> **AIM OF THE EXERCISE**: Pictures stay out. Extract the lines below from the first one through the line with "29.84, 30.65, 30.75, 31.36, 31.6]", both included.

> **DATASET EXTRACT**:
※

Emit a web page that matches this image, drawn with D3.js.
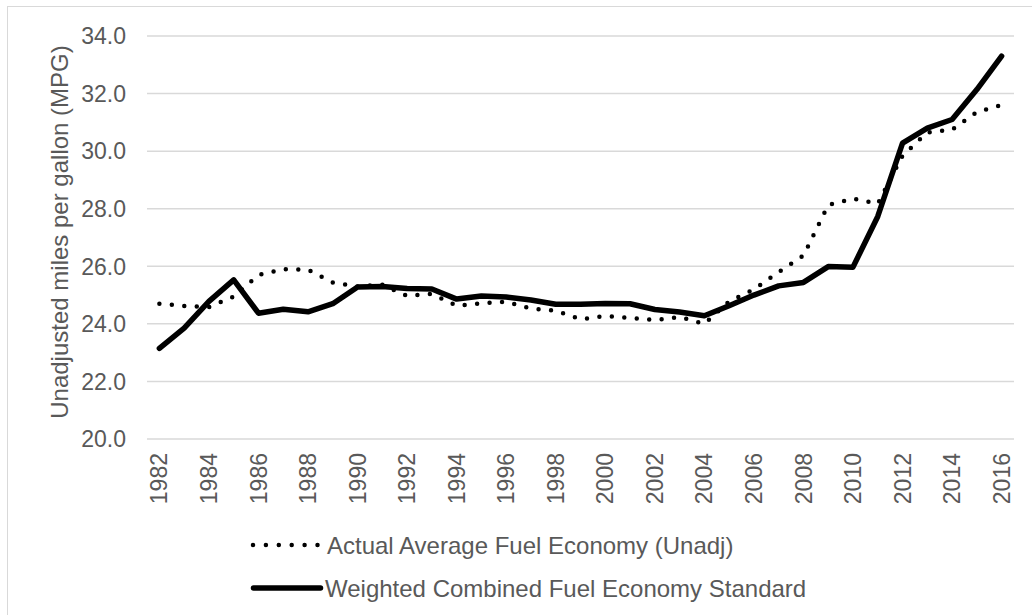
<!DOCTYPE html>
<html>
<head>
<meta charset="utf-8">
<script src="https://cdn.jsdelivr.net/npm/d3@7"></script>
<style>
  body { margin: 0; background: #fff; }
  svg { display: block; }
</style>
</head>
<body>
<script>
var TEXT_GREY = '#595959'
var GRID_GREY = '#d9d9d9'
var FONT = '"Liberation Sans", Arial, sans-serif'

// years on the category axis
var years = d3.range(1982, 2017)

// Actual Average Fuel Economy (Unadj) -- dotted
var actual = [24.7, 24.62, 24.58, 24.95, 25.7, 25.9, 25.88, 25.44, 25.3, 25.36,
  24.97, 25.04, 24.63, 24.71, 24.77, 24.53, 24.46, 24.16, 24.27, 24.21,
  24.13, 24.24, 24.0, 24.78, 25.2, 25.8, 26.37, 28.13, 28.35, 28.17,
  29.84, 30.65, 30.75, 31.36, 31.6]

// Weighted Combined Fuel Economy Standard -- solid
var standard = [23.15, 23.85, 24.78, 25.53, 24.37, 24.51, 24.42, 24.7, 25.28, 25.3,
  25.23, 25.21, 24.86, 24.97, 24.93, 24.83, 24.68, 24.68, 24.71, 24.7,
  24.5, 24.41, 24.28, 24.63, 25.0, 25.32, 25.44, 25.99, 25.97, 27.73,
  30.28, 30.8, 31.1, 32.14, 33.3]

var yTicks = [20, 22, 24, 26, 28, 30, 32, 34]
var xTickYears = years.filter(function(y){ return (y - 1982) % 2 === 0 })

var seriesNames = ['Actual Average Fuel Economy (Unadj)', 'Weighted Combined Fuel Economy Standard']

var w = 1032, h = 615
var svg = d3.select('body').append('svg').attr('width', w).attr('height', h)

// chart frame (only left and top edges fall inside the picture)
svg.append('rect')
  .attr('x', 7.5).attr('y', 6.5)
  .attr('width', 1040).attr('height', 620)
  .attr('fill', '#fff')
  .attr('stroke', GRID_GREY)
  .attr('stroke-width', 1)

var x = d3.scalePoint().domain(years).range([147, 1014]).padding(0.5)
var y = d3.scaleLinear().domain([20, 34]).range([439, 36])

// gridlines
svg.append('g').selectAll('line')
  .data(yTicks)
  .enter().append('line')
  .attr('x1', 147).attr('x2', 1014)
  .attr('y1', function(d){ return y(d) })
  .attr('y2', function(d){ return y(d) })
  .attr('stroke', GRID_GREY)
  .attr('stroke-width', 1.5)

// y tick labels
svg.append('g').selectAll('text')
  .data(yTicks)
  .enter().append('text')
  .attr('x', 126)
  .attr('y', function(d){ return y(d) })
  .attr('dy', '0.36em')
  .attr('text-anchor', 'end')
  .attr('fill', TEXT_GREY)
  .attr('font-family', FONT)
  .attr('font-size', '23px')
  .text(function(d){ return d.toFixed(1) })

// x tick labels, rotated
svg.append('g').selectAll('text')
  .data(xTickYears)
  .enter().append('text')
  .attr('transform', function(d){ return 'translate(' + x(d) + ',453) rotate(-90)' })
  .attr('dy', '0.35em')
  .attr('text-anchor', 'end')
  .attr('fill', TEXT_GREY)
  .attr('font-family', FONT)
  .attr('font-size', '23px')
  .text(function(d){ return d })

// y axis title
svg.append('text')
  .attr('transform', 'translate(68,232) rotate(-90)')
  .attr('text-anchor', 'middle')
  .attr('fill', TEXT_GREY)
  .attr('font-family', FONT)
  .attr('font-size', '24px')
  .text('Unadjusted miles per gallon (MPG)')

var line = d3.line()
  .x(function(d, i){ return x(years[i]) })
  .y(function(d){ return y(d) })

svg.append('path')
  .datum(actual)
  .attr('d', line)
  .attr('fill', 'none')
  .attr('stroke', '#000')
  .attr('stroke-width', 4.5)
  .attr('stroke-linecap', 'round')
  .attr('stroke-dasharray', '0 12.5')

svg.append('path')
  .datum(standard)
  .attr('d', line)
  .attr('fill', 'none')
  .attr('stroke', '#000')
  .attr('stroke-width', 5.5)
  .attr('stroke-linejoin', 'round')
  .attr('stroke-linecap', 'round')

// legend
var legend = svg.append('g')
legend.append('line')
  .attr('x1', 253).attr('x2', 318).attr('y1', 545).attr('y2', 545)
  .attr('stroke', '#000').attr('stroke-width', 4.5)
  .attr('stroke-linecap', 'round').attr('stroke-dasharray', '0 12.9')
legend.append('line')
  .attr('x1', 253.5).attr('x2', 320.5).attr('y1', 588).attr('y2', 588)
  .attr('stroke', '#000').attr('stroke-width', 5.5)
  .attr('stroke-linecap', 'round')

legend.selectAll('text')
  .data(seriesNames)
  .enter().append('text')
  .attr('x', function(d, i){ return i === 0 ? 327 : 325 })
  .attr('y', function(d, i){ return i === 0 ? 545 : 588 })
  .attr('dy', '0.36em')
  .attr('fill', TEXT_GREY)
  .attr('font-family', FONT)
  .attr('font-size', '24px')
  .text(function(d){ return d })
</script>
</body>
</html>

※

> **RESPONSE BELOW**:
Emit a web page that matches this image, drawn with D3.js.
<!DOCTYPE html>
<html>
<head>
<meta charset="utf-8">
<script src="https://cdn.jsdelivr.net/npm/d3@7"></script>
<style>
  body { margin: 0; background: #fff; }
  svg { display: block; }
</style>
</head>
<body>
<script>
var TEXT_GREY = '#595959'
var GRID_GREY = '#d9d9d9'
var FONT = '"Liberation Sans", Arial, sans-serif'

// years on the category axis
var years = d3.range(1982, 2017)

// Actual Average Fuel Economy (Unadj) -- dotted
var actual = [24.7, 24.62, 24.58, 24.95, 25.7, 25.9, 25.88, 25.44, 25.3, 25.36,
  24.97, 25.04, 24.63, 24.71, 24.77, 24.53, 24.46, 24.16, 24.27, 24.21,
  24.13, 24.24, 24.0, 24.78, 25.2, 25.8, 26.37, 28.13, 28.35, 28.17,
  29.84, 30.65, 30.75, 31.36, 31.6]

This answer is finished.